Su questo scenario, tuttavia, grava il rischio che l’operazione congegnata per far cadere Mediobanca sotto il controllo di Mps non vada come desiderato. Da quando Siena ha lanciato la sua offerta, il divario fra i due titoli si è ampliato in misura notevole: il titolo dell’istituto di Rocca Salimbeni ha perso più dell’11 per cento, mentre quello della banca d’affari ha guadagnato quasi il 10 per cento. Il gap tra il corrispettivo offerto da Mps (23 nuove azioni Mps ogni 10 azioni di Mediobanca) vale ora circa 2,3 miliardi di euro. Se il Monte vorrà andare a segno, dovrebbe dunque alzare in misura considerevole la sua offerta, offrendo agli azionisti della banca d’affari milanese un premio ulteriore e, forse, mettendo sul piatto anche una componente in contanti, oltre che uno scambio “carta contro carta”, come si dice in gergo.

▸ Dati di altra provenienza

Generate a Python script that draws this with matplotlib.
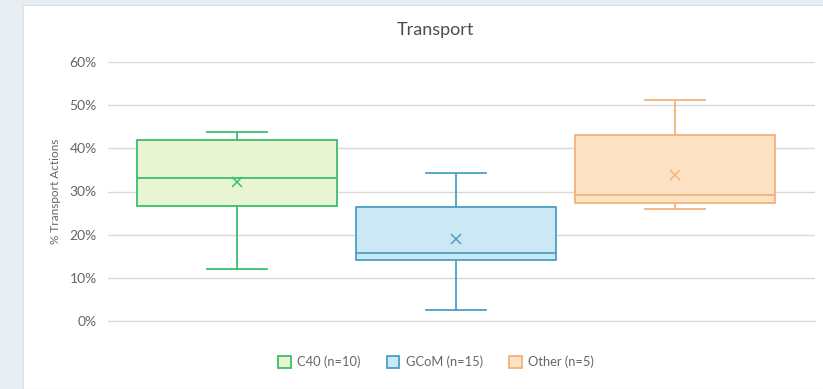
import matplotlib
matplotlib.use("Agg")
import matplotlib.pyplot as plt
from matplotlib.patches import Patch, Rectangle

plt.rcParams['font.family'] = ['Lato', 'DejaVu Sans']

categories = ["C40 (n=10)", "GCoM (n=15)", "Other (n=5)"]
whisker_low = [12.0, 2.5, 25.9]
q1 = [26.6, 14.2, 27.3]
median = [33.1, 15.7, 29.2]
q3 = [41.9, 26.4, 43.1]
whisker_high = [43.7, 34.3, 51.2]
mean = [32.2, 19.0, 33.8]
yticks = [0, 10, 20, 30, 40, 50, 60]

edge_colors = ["#3cbf6a", "#4aa0c4", "#f3b27a"]
fill_colors = ["#e9f4d3", "#cce8f4", "#fde2c4"]

fig = plt.figure(figsize=(8.23, 3.89), dpi=100)
fig.patch.set_facecolor("#e8edf2")
fig.patches.append(Rectangle((23/823, 0.0), 1.0, 1 - 5/389, transform=fig.transFigure,
                             facecolor="white", edgecolor="#dde2e8", lw=0.8, zorder=-1))

ax = fig.add_axes([108/823, 1 - 321/389, (815 - 108)/823, (321 - 62)/389])
ax.set_facecolor("none")

stats = []
for i in range(len(categories)):
    stats.append(dict(label=categories[i], whislo=whisker_low[i], q1=q1[i], med=median[i],
                      q3=q3[i], whishi=whisker_high[i], mean=mean[i], fliers=[]))

positions = list(range(len(categories)))
bp = ax.bxp(stats, positions=positions, widths=0.91, patch_artist=True, showmeans=True,
            showfliers=False, capwidths=0.27)
for i in range(len(categories)):
    bp['boxes'][i].set(facecolor=fill_colors[i], edgecolor=edge_colors[i], linewidth=1.3)
    bp['medians'][i].set(color=edge_colors[i], linewidth=1.3)
    for w in bp['whiskers'][2*i:2*i+2]:
        w.set(color=edge_colors[i], linewidth=1.3)
    for c in bp['caps'][2*i:2*i+2]:
        c.set(color=edge_colors[i], linewidth=1.3)
    bp['means'][i].set(marker='x', markeredgecolor=edge_colors[i], markersize=7,
                       markeredgewidth=1.1)

ax.set_xlim(-0.589, 2.639)
ax.set_ylim(0, 60)
ax.set_yticks(yticks)
ax.set_yticklabels([f"{t}%" for t in yticks], fontsize=10, color="#666666")
ax.set_xticks([])
ax.yaxis.grid(True, color="#d9d9d9", linewidth=1)
ax.set_axisbelow(True)
for s in ["top", "right", "left"]:
    ax.spines[s].set_visible(False)
ax.spines["bottom"].set_color("#d9d9d9")
ax.tick_params(axis='y', length=0, pad=8)
ax.set_ylabel("% Transport Actions", fontsize=8.5, color="#666666", labelpad=6)

fig.text(435/823, 1 - 30/389, "Transport", ha="center", va="center", fontsize=13, color="#4d4d4d")

handles = [Patch(facecolor=fill_colors[i], edgecolor=edge_colors[i], linewidth=1.3,
                 label=categories[i]) for i in range(len(categories))]
fig.legend(handles=handles, loc="center", bbox_to_anchor=(436/823, 1 - 362/389), ncol=3,
           frameon=False, fontsize=9.3, labelcolor="#666666", handlelength=1.0, handleheight=1.0,
           handletextpad=0.5, columnspacing=2.0)

fig.savefig("out.png", dpi=100)
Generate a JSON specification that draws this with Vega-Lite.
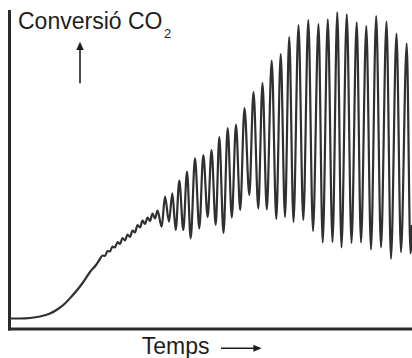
{
  "$schema": "https://vega.github.io/schema/vega-lite/v6.json",
  "autosize": {"type": "none"},
  "padding": {"left": 9, "top": 11, "right": 0, "bottom": 29.5},
  "width": 403,
  "height": 317.5,
  "background": "white",
  "config": {
    "view": {"stroke": null},
    "axis": {"labels": false, "ticks": false, "grid": false, "domainColor": "#2a2a2a", "domainWidth": 3, "domainCap": "square"}
  },
  "datasets": {
    "curve": [
      {"t": 1, "c": 10}, {"t": 11, "c": 10}, {"t": 21, "c": 10.5}, {"t": 31, "c": 12}, {"t": 41, "c": 15},
      {"t": 49, "c": 19.5}, {"t": 56, "c": 25}, {"t": 63, "c": 32.5}, {"t": 69, "c": 39.5}, {"t": 75, "c": 47.5},
      {"t": 81, "c": 56.5}, {"t": 87, "c": 63.5}, {"t": 91, "c": 69.5},
      {"t": 93.5, "c": 73}, {"t": 96, "c": 72.5}, {"t": 98.5, "c": 77.5}, {"t": 101, "c": 77}, {"t": 103.5, "c": 82},
      {"t": 106, "c": 81}, {"t": 108.5, "c": 86.5}, {"t": 111, "c": 84.5}, {"t": 113.5, "c": 90.5}, {"t": 116, "c": 88},
      {"t": 118.5, "c": 94}, {"t": 121, "c": 91.5}, {"t": 123.5, "c": 98}, {"t": 126, "c": 96}, {"t": 128.5, "c": 103.5},
      {"t": 131, "c": 101}, {"t": 133.5, "c": 108}, {"t": 136, "c": 104.5}, {"t": 138.5, "c": 111}, {"t": 141, "c": 107.5},
      {"t": 143.5, "c": 115}, {"t": 146, "c": 110}, {"t": 148.5, "c": 118},
      {"t": 152.7, "c": 101.8}, {"t": 156, "c": 131.8}, {"t": 160, "c": 106.8}, {"t": 163.3, "c": 135.2},
      {"t": 166.7, "c": 98.5}, {"t": 170.3, "c": 147.8}, {"t": 174.3, "c": 98.5}, {"t": 178, "c": 156.8},
      {"t": 181.7, "c": 90.2}, {"t": 186, "c": 170.2}, {"t": 190.3, "c": 100.2}, {"t": 194.3, "c": 173.5},
      {"t": 198.7, "c": 111.5}, {"t": 202.5, "c": 178.5}, {"t": 206.7, "c": 103.5}, {"t": 210.3, "c": 191.5},
      {"t": 214.5, "c": 95.5}, {"t": 218.7, "c": 200.5}, {"t": 222.8, "c": 111}, {"t": 227, "c": 204},
      {"t": 231.2, "c": 118.5}, {"t": 235.5, "c": 220.5}, {"t": 240.3, "c": 133.5}, {"t": 244.5, "c": 236.5},
      {"t": 249.3, "c": 120}, {"t": 253.5, "c": 245.5}, {"t": 257.8, "c": 119}, {"t": 262.7, "c": 268},
      {"t": 267.3, "c": 109.5}, {"t": 271.7, "c": 274.5}, {"t": 276, "c": 111.5}, {"t": 280.2, "c": 291.5},
      {"t": 284.5, "c": 106.5}, {"t": 289.5, "c": 303.5}, {"t": 294.3, "c": 108.5}, {"t": 299.3, "c": 308.5},
      {"t": 304, "c": 97.5}, {"t": 309.5, "c": 304.5}, {"t": 313.7, "c": 86}, {"t": 318.8, "c": 309.2},
      {"t": 323.5, "c": 86.5}, {"t": 328.3, "c": 316.2}, {"t": 332.5, "c": 81}, {"t": 337.8, "c": 314.2},
      {"t": 342.5, "c": 85.5}, {"t": 347.7, "c": 306.2}, {"t": 352, "c": 86}, {"t": 357.3, "c": 302.5},
      {"t": 362, "c": 79}, {"t": 367.2, "c": 312.5}, {"t": 372, "c": 81}, {"t": 377.5, "c": 306.8},
      {"t": 382, "c": 69.7}, {"t": 387.5, "c": 295}, {"t": 392, "c": 76.3}, {"t": 397.7, "c": 285},
      {"t": 401.5, "c": 75.2}, {"t": 403, "c": 103.5}
    ],
    "labels": [
      {"t": 9, "c": 299.2, "label": "Conversió CO", "size": 23},
      {"t": 155, "c": 290.5, "label": "2", "size": 13},
      {"t": 132.7, "c": -25, "label": "Temps", "size": 23}
    ],
    "shafts": [
      {"t": 212, "t2": 246, "c": -19.8, "c2": -19.8},
      {"t": 71, "t2": 71, "c": 245.2, "c2": 279}
    ],
    "headRight": [{"t": 248.5, "c": -19.8}],
    "headUp": [{"t": 71, "c": 282.6}]
  },
  "layer": [
    {
      "data": {"name": "curve"},
      "mark": {"type": "line", "interpolate": "monotone", "stroke": "#303030", "strokeWidth": 2.2},
      "encoding": {
        "x": {"field": "t", "type": "quantitative", "title": null, "scale": {"domain": [0, 403], "nice": false, "zero": false}},
        "y": {"field": "c", "type": "quantitative", "title": null, "scale": {"domain": [0, 317.5], "nice": false, "zero": false}}
      }
    },
    {
      "data": {"name": "labels"},
      "mark": {"type": "text", "align": "left", "baseline": "alphabetic", "font": "Liberation Sans", "fill": "#1e1e1e"},
      "encoding": {
        "x": {"field": "t", "type": "quantitative", "title": null},
        "y": {"field": "c", "type": "quantitative", "title": null},
        "text": {"field": "label"},
        "size": {"field": "size", "type": "quantitative", "scale": null}
      }
    },
    {
      "data": {"name": "shafts"},
      "mark": {"type": "rule", "stroke": "#1e1e1e", "strokeWidth": 1.6},
      "encoding": {
        "x": {"field": "t", "type": "quantitative", "title": null},
        "x2": {"field": "t2"},
        "y": {"field": "c", "type": "quantitative", "title": null},
        "y2": {"field": "c2"}
      }
    },
    {
      "data": {"name": "headRight"},
      "mark": {"type": "point", "shape": "M-1,-0.85L1,0L-1,0.85Z", "size": 69, "filled": true, "fill": "#1e1e1e", "opacity": 1, "strokeWidth": 0},
      "encoding": {
        "x": {"field": "t", "type": "quantitative", "title": null},
        "y": {"field": "c", "type": "quantitative", "title": null}
      }
    },
    {
      "data": {"name": "headUp"},
      "mark": {"type": "point", "shape": "M-0.9,1L0,-1L0.9,1Z", "size": 69, "filled": true, "fill": "#1e1e1e", "opacity": 1, "strokeWidth": 0},
      "encoding": {
        "x": {"field": "t", "type": "quantitative", "title": null},
        "y": {"field": "c", "type": "quantitative", "title": null}
      }
    }
  ]
}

Il Tesoro perde, Delfin e Caltagirone guadagnano
Per sperare nel successo, il Monte ha dalla sua una consistente fetta dell’azionariato di Mediobanca: il principale azionista della banca guidata da Alberto Nagel è infatti Delfin stessa, che ne possiede il 19,8%, seguito da Caltagirone con il 7,7%. In più c’è il Tesoro, che l’autunno scorso ha venduto alla coppia Delfin-Caltagirone – più Banco Bpm – una quota consistente della propria partecipazione nell’istituto senese, dove conserva comunque la partecipazione di maggioranza (l’11,7%). Sabato 15 febbraio il “Corriere della Sera” ha scritto che la premier Giorgia Meloni considera quella delle Generali «la partita più importante della legislatura, perché di lì passa il principio stesso di sovranità nazionale». Sta di fatto che, da quando Mps ha lanciato la sua scalata a Mediobanca, il valore della partecipazione detenuta dal Tesoro nella banca senese è diminuito di 120 milioni di euro, soldi dei contribuenti. Non a tutti gli altri azionisti è andata altrettanto male, guardando i prezzi di Borsa. Caltagirone, a fronte di una perdita di 50 milioni in Mps, ne ha guadagnati 93 in Mediobanca. E Delfin, che su Mps ha perso 100 milioni, su Mediobanca ne ha invece guadagnati 240. Potere delle partecipazioni incrociate, quando c’è di mezzo un’offerta pubblica di scambio.